# SHORT EXERCISE:
Your task is to retype each line of the data below exactly.

>> START PROVIDED DATA

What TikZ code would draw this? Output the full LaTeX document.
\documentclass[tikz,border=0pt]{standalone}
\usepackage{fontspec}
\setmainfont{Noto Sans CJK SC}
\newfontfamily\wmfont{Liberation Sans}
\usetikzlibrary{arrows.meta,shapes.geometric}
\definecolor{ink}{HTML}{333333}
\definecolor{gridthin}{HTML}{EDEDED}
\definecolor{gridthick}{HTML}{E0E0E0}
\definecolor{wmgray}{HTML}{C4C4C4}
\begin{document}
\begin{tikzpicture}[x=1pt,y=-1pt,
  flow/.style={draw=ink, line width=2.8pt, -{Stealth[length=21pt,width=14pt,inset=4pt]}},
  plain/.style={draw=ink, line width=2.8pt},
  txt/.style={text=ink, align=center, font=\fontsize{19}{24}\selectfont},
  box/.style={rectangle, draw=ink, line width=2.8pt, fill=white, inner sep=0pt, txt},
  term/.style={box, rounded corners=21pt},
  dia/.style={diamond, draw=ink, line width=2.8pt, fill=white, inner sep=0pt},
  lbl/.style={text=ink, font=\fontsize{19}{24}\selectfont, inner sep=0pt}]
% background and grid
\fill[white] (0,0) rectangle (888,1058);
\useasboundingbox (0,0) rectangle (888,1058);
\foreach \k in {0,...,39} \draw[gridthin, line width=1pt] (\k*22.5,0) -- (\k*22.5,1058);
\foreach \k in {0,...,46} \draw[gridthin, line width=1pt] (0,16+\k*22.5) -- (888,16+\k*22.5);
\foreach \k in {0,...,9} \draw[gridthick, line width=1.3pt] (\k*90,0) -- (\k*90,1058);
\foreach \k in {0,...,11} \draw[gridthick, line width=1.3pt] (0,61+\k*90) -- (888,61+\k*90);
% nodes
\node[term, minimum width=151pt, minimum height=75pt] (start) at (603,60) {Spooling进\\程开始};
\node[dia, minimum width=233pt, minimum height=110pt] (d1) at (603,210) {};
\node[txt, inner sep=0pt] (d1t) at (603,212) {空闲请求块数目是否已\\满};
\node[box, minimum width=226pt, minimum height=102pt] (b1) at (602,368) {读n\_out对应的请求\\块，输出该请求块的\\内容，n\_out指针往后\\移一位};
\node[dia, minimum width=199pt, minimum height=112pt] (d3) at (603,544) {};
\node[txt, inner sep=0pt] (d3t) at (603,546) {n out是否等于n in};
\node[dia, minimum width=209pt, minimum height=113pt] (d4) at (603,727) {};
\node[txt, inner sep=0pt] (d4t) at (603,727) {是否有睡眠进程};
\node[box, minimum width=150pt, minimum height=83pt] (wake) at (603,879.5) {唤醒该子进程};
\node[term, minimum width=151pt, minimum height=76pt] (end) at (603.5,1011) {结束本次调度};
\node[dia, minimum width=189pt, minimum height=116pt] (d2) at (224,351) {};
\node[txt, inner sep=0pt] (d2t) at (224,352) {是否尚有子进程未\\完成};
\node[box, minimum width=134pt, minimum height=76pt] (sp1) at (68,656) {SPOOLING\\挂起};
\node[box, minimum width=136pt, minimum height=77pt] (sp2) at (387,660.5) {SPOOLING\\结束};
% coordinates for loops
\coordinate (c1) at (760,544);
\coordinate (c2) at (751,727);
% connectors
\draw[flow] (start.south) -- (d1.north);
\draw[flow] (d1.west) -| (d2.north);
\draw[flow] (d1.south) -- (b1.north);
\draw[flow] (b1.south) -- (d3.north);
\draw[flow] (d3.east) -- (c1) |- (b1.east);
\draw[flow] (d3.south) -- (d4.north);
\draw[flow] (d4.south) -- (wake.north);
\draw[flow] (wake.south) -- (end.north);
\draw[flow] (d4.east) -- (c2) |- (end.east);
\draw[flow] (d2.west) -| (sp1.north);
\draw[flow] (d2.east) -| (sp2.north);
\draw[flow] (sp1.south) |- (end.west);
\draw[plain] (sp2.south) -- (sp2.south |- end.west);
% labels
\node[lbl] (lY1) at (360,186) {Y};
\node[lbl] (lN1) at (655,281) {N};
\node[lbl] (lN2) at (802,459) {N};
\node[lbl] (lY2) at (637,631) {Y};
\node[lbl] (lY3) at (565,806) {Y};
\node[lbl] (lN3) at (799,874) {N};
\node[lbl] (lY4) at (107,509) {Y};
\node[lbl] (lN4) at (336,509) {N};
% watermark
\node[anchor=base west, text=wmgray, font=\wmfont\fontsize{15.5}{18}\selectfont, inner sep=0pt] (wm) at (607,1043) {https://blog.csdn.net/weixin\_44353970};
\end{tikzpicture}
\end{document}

>> END PROVIDED DATA

# CORRECT RESPONSE:
What TikZ code would draw this? Output the full LaTeX document.
\documentclass[tikz,border=0pt]{standalone}
\usepackage{fontspec}
\setmainfont{Noto Sans CJK SC}
\newfontfamily\wmfont{Liberation Sans}
\usetikzlibrary{arrows.meta,shapes.geometric}
\definecolor{ink}{HTML}{333333}
\definecolor{gridthin}{HTML}{EDEDED}
\definecolor{gridthick}{HTML}{E0E0E0}
\definecolor{wmgray}{HTML}{C4C4C4}
\begin{document}
\begin{tikzpicture}[x=1pt,y=-1pt,
  flow/.style={draw=ink, line width=2.8pt, -{Stealth[length=21pt,width=14pt,inset=4pt]}},
  plain/.style={draw=ink, line width=2.8pt},
  txt/.style={text=ink, align=center, font=\fontsize{19}{24}\selectfont},
  box/.style={rectangle, draw=ink, line width=2.8pt, fill=white, inner sep=0pt, txt},
  term/.style={box, rounded corners=21pt},
  dia/.style={diamond, draw=ink, line width=2.8pt, fill=white, inner sep=0pt},
  lbl/.style={text=ink, font=\fontsize{19}{24}\selectfont, inner sep=0pt}]
% background and grid
\fill[white] (0,0) rectangle (888,1058);
\useasboundingbox (0,0) rectangle (888,1058);
\foreach \k in {0,...,39} \draw[gridthin, line width=1pt] (\k*22.5,0) -- (\k*22.5,1058);
\foreach \k in {0,...,46} \draw[gridthin, line width=1pt] (0,16+\k*22.5) -- (888,16+\k*22.5);
\foreach \k in {0,...,9} \draw[gridthick, line width=1.3pt] (\k*90,0) -- (\k*90,1058);
\foreach \k in {0,...,11} \draw[gridthick, line width=1.3pt] (0,61+\k*90) -- (888,61+\k*90);
% nodes
\node[term, minimum width=151pt, minimum height=75pt] (start) at (603,60) {Spooling进\\程开始};
\node[dia, minimum width=233pt, minimum height=110pt] (d1) at (603,210) {};
\node[txt, inner sep=0pt] (d1t) at (603,212) {空闲请求块数目是否已\\满};
\node[box, minimum width=226pt, minimum height=102pt] (b1) at (602,368) {读n\_out对应的请求\\块，输出该请求块的\\内容，n\_out指针往后\\移一位};
\node[dia, minimum width=199pt, minimum height=112pt] (d3) at (603,544) {};
\node[txt, inner sep=0pt] (d3t) at (603,546) {n out是否等于n in};
\node[dia, minimum width=209pt, minimum height=113pt] (d4) at (603,727) {};
\node[txt, inner sep=0pt] (d4t) at (603,727) {是否有睡眠进程};
\node[box, minimum width=150pt, minimum height=83pt] (wake) at (603,879.5) {唤醒该子进程};
\node[term, minimum width=151pt, minimum height=76pt] (end) at (603.5,1011) {结束本次调度};
\node[dia, minimum width=189pt, minimum height=116pt] (d2) at (224,351) {};
\node[txt, inner sep=0pt] (d2t) at (224,352) {是否尚有子进程未\\完成};
\node[box, minimum width=134pt, minimum height=76pt] (sp1) at (68,656) {SPOOLING\\挂起};
\node[box, minimum width=136pt, minimum height=77pt] (sp2) at (387,660.5) {SPOOLING\\结束};
% coordinates for loops
\coordinate (c1) at (760,544);
\coordinate (c2) at (751,727);
% connectors
\draw[flow] (start.south) -- (d1.north);
\draw[flow] (d1.west) -| (d2.north);
\draw[flow] (d1.south) -- (b1.north);
\draw[flow] (b1.south) -- (d3.north);
\draw[flow] (d3.east) -- (c1) |- (b1.east);
\draw[flow] (d3.south) -- (d4.north);
\draw[flow] (d4.south) -- (wake.north);
\draw[flow] (wake.south) -- (end.north);
\draw[flow] (d4.east) -- (c2) |- (end.east);
\draw[flow] (d2.west) -| (sp1.north);
\draw[flow] (d2.east) -| (sp2.north);
\draw[flow] (sp1.south) |- (end.west);
\draw[plain] (sp2.south) -- (sp2.south |- end.west);
% labels
\node[lbl] (lY1) at (360,186) {Y};
\node[lbl] (lN1) at (655,281) {N};
\node[lbl] (lN2) at (802,459) {N};
\node[lbl] (lY2) at (637,631) {Y};
\node[lbl] (lY3) at (565,806) {Y};
\node[lbl] (lN3) at (799,874) {N};
\node[lbl] (lY4) at (107,509) {Y};
\node[lbl] (lN4) at (336,509) {N};
% watermark
\node[anchor=base west, text=wmgray, font=\wmfont\fontsize{15.5}{18}\selectfont, inner sep=0pt] (wm) at (607,1043) {https://blog.csdn.net/weixin\_44353970};
\end{tikzpicture}
\end{document}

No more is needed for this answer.